June 5. I’m haunted by the memories that happened that day. I was four months pregnant then. Me and the dad to my baby were left alone that day. My three sisters and their boyfriends had left to the lake and my mom was at work, so it was just me and him. Well after everyone left, we got into a fight. He was saying all this crazy stuff, and how the baby was not his.. and then he hit me. That was it. I had, had enough. I told him to get his things and leave. He kept telling me no, and that he was going to kill himself. I left the bedroom and told him to get out and I meant it. I went and sat out in the kitchen, at the table. He came out of the bedroom and came right behind me and choked me till I passed out. I could feel him standing over me and abusing me, but my body wouldn’t get up. I couldn’t move or say anything, it was like when you have a dream and your moving around in your sleep. I’m not sure how long it took me to wake up, but when I did, I saw him running out the door. I could not see anything out of my right eye and at the time, I didn’t realize what had just happened. I didn’t even take time to look around. I just ran to the bathroom to see why I couldn’t see…. When I looked in the mirror, I saw blood. I was covered from head to toe with it. The whole right side of my face was beat bad! I couldn’t even move my left wrist, and my stomach was in so much pain!! I was crying and freaking out, and i couldn’t find the phone anywhere. When I found it, I called 911…
To my surprise, they where already on their way. I guess he ran out to the middle of the road and told people that he had been stabbed, and the clothes he was wearing were covered in my blood… I remember being weak and forcing myself to walk to the end of the driveway, and wait for the cops, because I didn’t want them to miss me… By the time the cops got there, he had came back to the house, and was crying to the cops about how he was sorry and didn’t know it was me that he stabbed, that he didn’t mean it. I was air flown back to a hospital that was four hours from where I live. When I got to the hospital, I went straight to surgery. They told my mom that they were not sure I was going to make it. I had lost a lot of blood. I spent over 30 hours total in surgery: my nose and eye socket where broke, I was stabbed four times in the stomach and an inch away from my heart, and my hand, he tried to cut it off. He had cut all the way to my bone! I came out of surgery and was told they cant check on my baby till later and i had to have three blood transfusions. Three days later, they did some test and scanned my baby. To everyone’s surprise, she was moving around just as much as she could. I remember crying as soon as I saw her moving… My baby and i are both soo lucky he missed my heart and her by an inch!!

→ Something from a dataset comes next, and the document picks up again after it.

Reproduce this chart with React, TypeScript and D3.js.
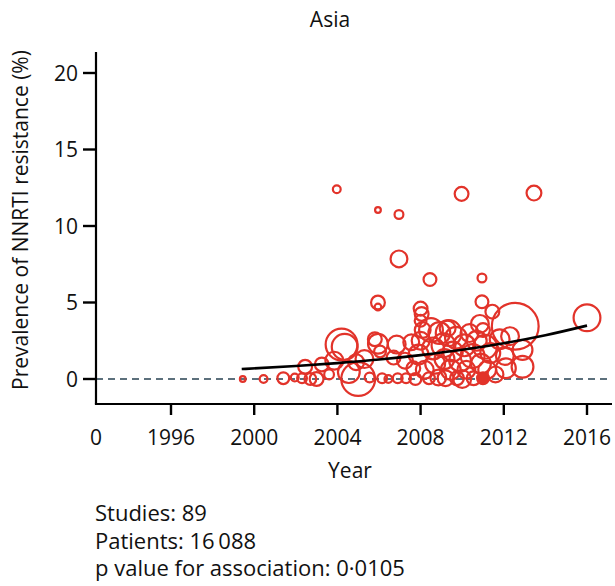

July- a little over a month later and I’m still dealing with that day. They have since then found other problems with me… I black out a lot, the doctors say its from trauma. My liver has scars and they say its from the stabbing. I have to go back into surgery. I have dreams every night and that day just replays in my head… He has not yet had a sentence. I don’t know if he’ll be in jail a few years or the rest of his life… Last I heard was that he cut the tattoo out of his arm that had my name on it, and is being watched over because he has tried killing himself. I have no sorrow for him, and hope that he spends the rest of his life behind bars… I’ve learned the hard way. I don’t regret getting pregnant or still having her, I just regret that I let things get that bad.
Ladies, I don’t know you all…or your stories, but if your relationships are abusive, you need to get out… Pregnant or not, no man has any right to ever hit you. That’s not love, and sorry just does not make up for it…
Please don’t put your innocent kids and unborn babies through that.